The landowners charged that it is unfair to ask them to pay for improvements to the entire system, and that the high fees have made their property essentially worthless. They do not have the money to pay for the improvements, and they cannot sell their property because the high fees ward off potential buyers.
County Assistant Fire Chief Roy Dull told The Malibu Times in December that the LACFD ran a cost-analysis that concluded that allowing mitigation was undermining the integrity of the water main system as a whole.
Explaining the department’s decision to enforce the water flow requirements to the letter of the law, Dull said at the Monday meeting, “We found that past practice was not consistent with the purpose and intent of the fire code.”
He continued that under the fire code, financial hardship on the part of property owners did not qualify as an alternative to meeting fire safety requirements.
At the root of the problem is the water district’s decrepit water system, almost all of which was built around 1960 or earlier.
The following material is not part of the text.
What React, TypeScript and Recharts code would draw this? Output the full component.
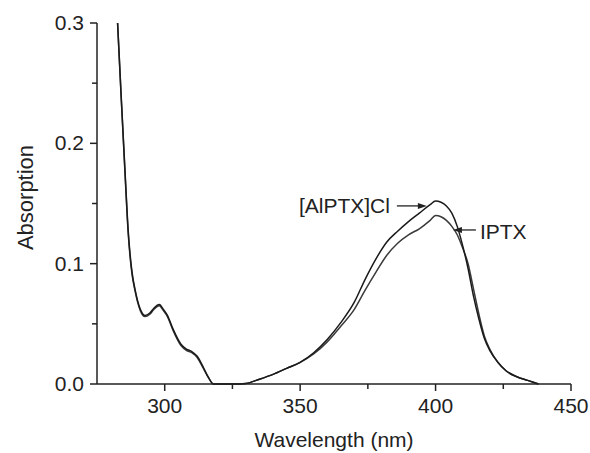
import React from "react";
import { LineChart, Line, XAxis, YAxis, ReferenceDot } from "recharts";

// wavelength (nm)
const wavelengths = [
  282.6, 284, 285.5, 286.5, 287.2, 288, 289, 290, 291, 292.7, 294.5, 296, 298,
  299.5, 301, 303, 306, 308, 310, 312, 314, 316, 318, 320, 325, 330, 335, 340,
  345, 350, 355, 360, 365, 370, 374, 378, 382, 386, 390, 394, 398, 400, 402,
  404, 406, 408, 410, 412, 414, 416, 418, 420, 423, 426, 430, 434, 438,
];

// absorption, [AlPTX]Cl
const alptxCl = [
  0.3, 0.236, 0.17, 0.128, 0.108, 0.092, 0.079, 0.069, 0.062, 0.057, 0.059,
  0.063, 0.066, 0.062, 0.057, 0.046, 0.033, 0.029, 0.027, 0.023, 0.015, 0.006,
  0, 0, 0, 0.0005, 0.004, 0.008, 0.013, 0.018, 0.026, 0.037, 0.051, 0.068,
  0.087, 0.104, 0.118, 0.127, 0.135, 0.142, 0.149, 0.152, 0.151, 0.148, 0.142,
  0.131, 0.115, 0.096, 0.073, 0.054, 0.038, 0.028, 0.018, 0.011, 0.006, 0.003,
  0,
];

// absorption, IPTX
const iptx = [
  0.3, 0.235, 0.168, 0.126, 0.106, 0.09, 0.078, 0.068, 0.061, 0.056, 0.058,
  0.062, 0.065, 0.061, 0.056, 0.045, 0.032, 0.028, 0.026, 0.022, 0.014, 0.006,
  0, 0, 0, 0.0005, 0.004, 0.008, 0.013, 0.018, 0.025, 0.035, 0.048, 0.062,
  0.078, 0.093, 0.107, 0.117, 0.124, 0.129, 0.136, 0.14, 0.139, 0.136, 0.131,
  0.124, 0.113, 0.1, 0.079, 0.058, 0.04, 0.029, 0.018, 0.011, 0.006, 0.003, 0,
];

const xTicks = [300, 325, 350, 375, 400, 425, 450];
const yTicks = [0, 0.05, 0.1, 0.15, 0.2, 0.25, 0.3];

const data = wavelengths.map((w, i) => ({
  w,
  alptx: alptxCl[i],
  iptx: iptx[i],
}));

const FONT = "'Liberation Sans', Arial, sans-serif";
const INK = "#222";

const XTick = (props: any) => {
  const { x, y, payload } = props;
  const major = payload.value % 50 === 0;
  return (
    <g>
      <line x1={x} x2={x} y1={y} y2={y + (major ? 7 : 5)} stroke={INK} strokeWidth={1.5} />
      {major && (
        <text x={x} y={y + 29} textAnchor="middle" fontSize={21} fontFamily={FONT} fill={INK}>
          {payload.value}
        </text>
      )}
    </g>
  );
};

const YTick = (props: any) => {
  const { x, y, payload } = props;
  const major = Math.round(payload.value * 100) % 10 === 0;
  return (
    <g>
      <line x1={x - (major ? 7 : 5)} x2={x} y1={y} y2={y} stroke={INK} strokeWidth={1.5} />
      {major && (
        <text x={x - 13} y={y + 7} textAnchor="end" fontSize={21} fontFamily={FONT} fill={INK}>
          {payload.value.toFixed(1)}
        </text>
      )}
    </g>
  );
};

const YLabel = (props: any) => {
  const vb = props.viewBox;
  const cx = 25;
  const cy = vb.y + vb.height / 2 - 6;
  return (
    <text
      x={cx}
      y={cy}
      transform={`rotate(-90 ${cx} ${cy})`}
      textAnchor="middle"
      dominantBaseline="central"
      fontSize={22}
      fontFamily={FONT}
      fill={INK}
    >
      Absorption
    </text>
  );
};

const XLabel = (props: any) => {
  const vb = props.viewBox;
  return (
    <text
      x={vb.x + vb.width / 2}
      y={447}
      textAnchor="middle"
      fontSize={21}
      fontFamily={FONT}
      fill={INK}
    >
      Wavelength (nm)
    </text>
  );
};

// arrow pointing right at the curve, label on the left
const AlLabel = (props: any) => {
  const { cx, cy } = props;
  return (
    <g>
      <line x1={cx - 30} x2={cx - 7} y1={cy} y2={cy} stroke={INK} strokeWidth={1.3} />
      <path d={`M${cx},${cy} L${cx - 9},${cy - 3} L${cx - 9},${cy + 3} Z`} fill={INK} />
      <text x={cx - 37} y={cy + 7} textAnchor="end" fontSize={21} fontFamily={FONT} fill={INK}>
        [AlPTX]Cl
      </text>
    </g>
  );
};

// arrow pointing left at the curve, label on the right
const IptxLabel = (props: any) => {
  const { cx, cy } = props;
  return (
    <g>
      <line x1={cx + 7} x2={cx + 23} y1={cy} y2={cy} stroke={INK} strokeWidth={1.3} />
      <path d={`M${cx},${cy} L${cx + 9},${cy - 3} L${cx + 9},${cy + 3} Z`} fill={INK} />
      <text x={cx + 27} y={cy + 9} textAnchor="start" fontSize={21} fontFamily={FONT} fill={INK}>
        IPTX
      </text>
    </g>
  );
};

export default function App() {
  return (
    <div style={{ position: "absolute", left: 0, top: 0, background: "#fff" }}>
      <LineChart
        width={590}
        height={453}
        data={data}
        margin={{ top: 23, right: 19, left: 0, bottom: 0 }}
      >
        <XAxis
          dataKey="w"
          type="number"
          domain={[275, 450]}
          ticks={xTicks}
          height={69}
          stroke={INK}
          strokeWidth={1.5}
          tickLine={false}
          tickSize={0}
          tickMargin={0}
          tick={<XTick />}
          interval={0}
          label={<XLabel />}
        />
        <YAxis
          type="number"
          domain={[0, 0.3]}
          ticks={yTicks}
          width={97}
          stroke={INK}
          strokeWidth={1.5}
          tickLine={false}
          tickSize={0}
          tickMargin={0}
          tick={<YTick />}
          interval={0}
          label={<YLabel />}
        />
        <Line
          type="monotone"
          dataKey="iptx"
          stroke="#3a3a3a"
          strokeWidth={1.5}
          dot={false}
          isAnimationActive={false}
        />
        <Line
          type="monotone"
          dataKey="alptx"
          stroke="#1a1a1a"
          strokeWidth={1.5}
          dot={false}
          isAnimationActive={false}
        />
        <ReferenceDot x={396.8} y={0.148} r={0} shape={<AlLabel />} />
        <ReferenceDot x={406.4} y={0.128} r={0} shape={<IptxLabel />} />
      </LineChart>
    </div>
  );
}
Mayor Pro Tem Laura Rosenthal leveled blame at water district head Mark Pestrella and county officials, saying that an upgrade to the system should have been done years ago.
“If a regular business was ever run the way water District 29 has been run it would be out of business,” Rosenthal told Pestrella. “And I know you’ve attempted to sell it a number of times and no one’s interested.”
“That’s not true,” Pestrella responded.
He continued, saying if it were a private business, “You wouldn’t buy a system that was antiquated to begin with, and that far behind.”
Pestrella said that while the county operates the water district, it depends on ratepayers to fund improvements, making it difficult to raise funds.
“In government, if we go for a rate increase, we have to ask our board and the public about that rate increase. And if we do a capital improvement project, we have to comply with Proposition 218 requirements to restrict those fees as well,” Pestrella said.
But Councilmember Lou La Monte noted that 93 percent of Malibu tax revenue goes to the state and county governments. Councilmember Pamela Conley Ulich called the situation “a taking.”
The sudden enforcement of the requirements has had a chilling effect on new construction in Malibu, and several of the developers who spoke said the requirements are causing serious harm to the local economy.
Some have suggested the City of Malibu has the legal power to grant building permits to get the stalled projects moving again, despite county fire department requirements for water flow.
But the motion approved by the Board of Supervisors and written by Yaroslavsky forcefully warned against that suggestion, and added the City of Malibu “should support the Fire Department and Waterworks District 29 in enforcing the legal requirements necessary to provide sufficient water supply to protect lives and property, especially in one of the most fire-prone regions of Los Angeles County,” casting further uncertainty over the status of the stalled projects in the short term.